** GIVEN EXERCISE **
Set down the material exactly as given, please, from its first line through the line that includes "ctx.textBaseline = 'middle';".

##########

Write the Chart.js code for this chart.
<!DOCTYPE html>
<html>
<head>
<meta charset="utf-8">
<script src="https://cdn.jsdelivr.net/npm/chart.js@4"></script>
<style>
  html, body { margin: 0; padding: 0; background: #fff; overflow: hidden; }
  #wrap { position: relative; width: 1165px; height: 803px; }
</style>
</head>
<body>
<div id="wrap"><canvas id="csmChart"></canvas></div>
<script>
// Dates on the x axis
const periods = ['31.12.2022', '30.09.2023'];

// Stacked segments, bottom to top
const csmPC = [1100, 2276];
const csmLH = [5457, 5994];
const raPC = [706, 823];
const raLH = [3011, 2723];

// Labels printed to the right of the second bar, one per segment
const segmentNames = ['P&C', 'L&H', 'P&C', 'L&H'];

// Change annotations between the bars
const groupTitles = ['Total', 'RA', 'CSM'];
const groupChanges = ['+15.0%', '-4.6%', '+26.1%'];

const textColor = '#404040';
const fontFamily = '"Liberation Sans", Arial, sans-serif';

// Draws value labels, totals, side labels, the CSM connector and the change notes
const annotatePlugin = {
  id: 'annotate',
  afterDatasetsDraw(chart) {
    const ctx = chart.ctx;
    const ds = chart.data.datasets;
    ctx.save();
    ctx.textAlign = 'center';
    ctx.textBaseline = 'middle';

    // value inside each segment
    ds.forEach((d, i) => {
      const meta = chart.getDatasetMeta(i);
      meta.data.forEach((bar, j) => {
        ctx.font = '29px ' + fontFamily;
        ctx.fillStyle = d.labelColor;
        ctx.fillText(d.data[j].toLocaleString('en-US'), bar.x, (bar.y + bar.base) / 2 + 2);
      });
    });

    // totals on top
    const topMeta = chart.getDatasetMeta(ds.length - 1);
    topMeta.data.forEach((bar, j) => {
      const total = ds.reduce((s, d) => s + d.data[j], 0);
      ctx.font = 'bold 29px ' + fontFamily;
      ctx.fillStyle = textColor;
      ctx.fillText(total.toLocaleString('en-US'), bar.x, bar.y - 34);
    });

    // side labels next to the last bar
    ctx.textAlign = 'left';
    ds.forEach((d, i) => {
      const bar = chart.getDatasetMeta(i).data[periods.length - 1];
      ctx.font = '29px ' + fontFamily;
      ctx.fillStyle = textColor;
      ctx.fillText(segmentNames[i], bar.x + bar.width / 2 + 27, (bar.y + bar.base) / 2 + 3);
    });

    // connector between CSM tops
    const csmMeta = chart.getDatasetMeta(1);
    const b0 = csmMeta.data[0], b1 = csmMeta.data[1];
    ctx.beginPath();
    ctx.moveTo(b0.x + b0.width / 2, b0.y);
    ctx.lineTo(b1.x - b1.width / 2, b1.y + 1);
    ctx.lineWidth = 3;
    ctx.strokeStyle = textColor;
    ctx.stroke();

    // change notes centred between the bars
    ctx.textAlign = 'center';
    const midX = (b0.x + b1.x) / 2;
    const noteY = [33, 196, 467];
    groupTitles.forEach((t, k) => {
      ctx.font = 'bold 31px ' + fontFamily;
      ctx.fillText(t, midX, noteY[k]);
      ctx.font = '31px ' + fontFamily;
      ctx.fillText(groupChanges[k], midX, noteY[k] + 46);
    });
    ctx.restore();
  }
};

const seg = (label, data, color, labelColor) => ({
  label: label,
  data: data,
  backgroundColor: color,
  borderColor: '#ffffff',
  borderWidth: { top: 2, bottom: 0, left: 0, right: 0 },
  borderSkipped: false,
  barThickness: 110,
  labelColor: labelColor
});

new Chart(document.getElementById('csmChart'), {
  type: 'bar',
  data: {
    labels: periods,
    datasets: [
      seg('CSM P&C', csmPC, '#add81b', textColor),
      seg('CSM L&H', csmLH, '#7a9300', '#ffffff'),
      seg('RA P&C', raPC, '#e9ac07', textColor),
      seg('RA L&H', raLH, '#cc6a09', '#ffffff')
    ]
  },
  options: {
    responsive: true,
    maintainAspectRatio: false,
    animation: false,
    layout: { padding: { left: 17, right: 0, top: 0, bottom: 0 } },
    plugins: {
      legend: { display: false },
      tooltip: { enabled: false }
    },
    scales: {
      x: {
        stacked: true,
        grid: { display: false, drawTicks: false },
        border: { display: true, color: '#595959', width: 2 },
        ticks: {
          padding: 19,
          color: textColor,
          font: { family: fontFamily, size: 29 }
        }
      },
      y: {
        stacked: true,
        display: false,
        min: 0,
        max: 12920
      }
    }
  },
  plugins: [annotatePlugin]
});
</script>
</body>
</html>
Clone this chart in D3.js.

##########

** SOLUTION TO THE PROBLEM **
Write the Chart.js code for this chart.
<!DOCTYPE html>
<html>
<head>
<meta charset="utf-8">
<script src="https://cdn.jsdelivr.net/npm/chart.js@4"></script>
<style>
  html, body { margin: 0; padding: 0; background: #fff; overflow: hidden; }
  #wrap { position: relative; width: 1165px; height: 803px; }
</style>
</head>
<body>
<div id="wrap"><canvas id="csmChart"></canvas></div>
<script>
// Dates on the x axis
const periods = ['31.12.2022', '30.09.2023'];

// Stacked segments, bottom to top
const csmPC = [1100, 2276];
const csmLH = [5457, 5994];
const raPC = [706, 823];
const raLH = [3011, 2723];

// Labels printed to the right of the second bar, one per segment
const segmentNames = ['P&C', 'L&H', 'P&C', 'L&H'];

// Change annotations between the bars
const groupTitles = ['Total', 'RA', 'CSM'];
const groupChanges = ['+15.0%', '-4.6%', '+26.1%'];

const textColor = '#404040';
const fontFamily = '"Liberation Sans", Arial, sans-serif';

// Draws value labels, totals, side labels, the CSM connector and the change notes
const annotatePlugin = {
  id: 'annotate',
  afterDatasetsDraw(chart) {
    const ctx = chart.ctx;
    const ds = chart.data.datasets;
    ctx.save();
    ctx.textAlign = 'center';
    ctx.textBaseline = 'middle';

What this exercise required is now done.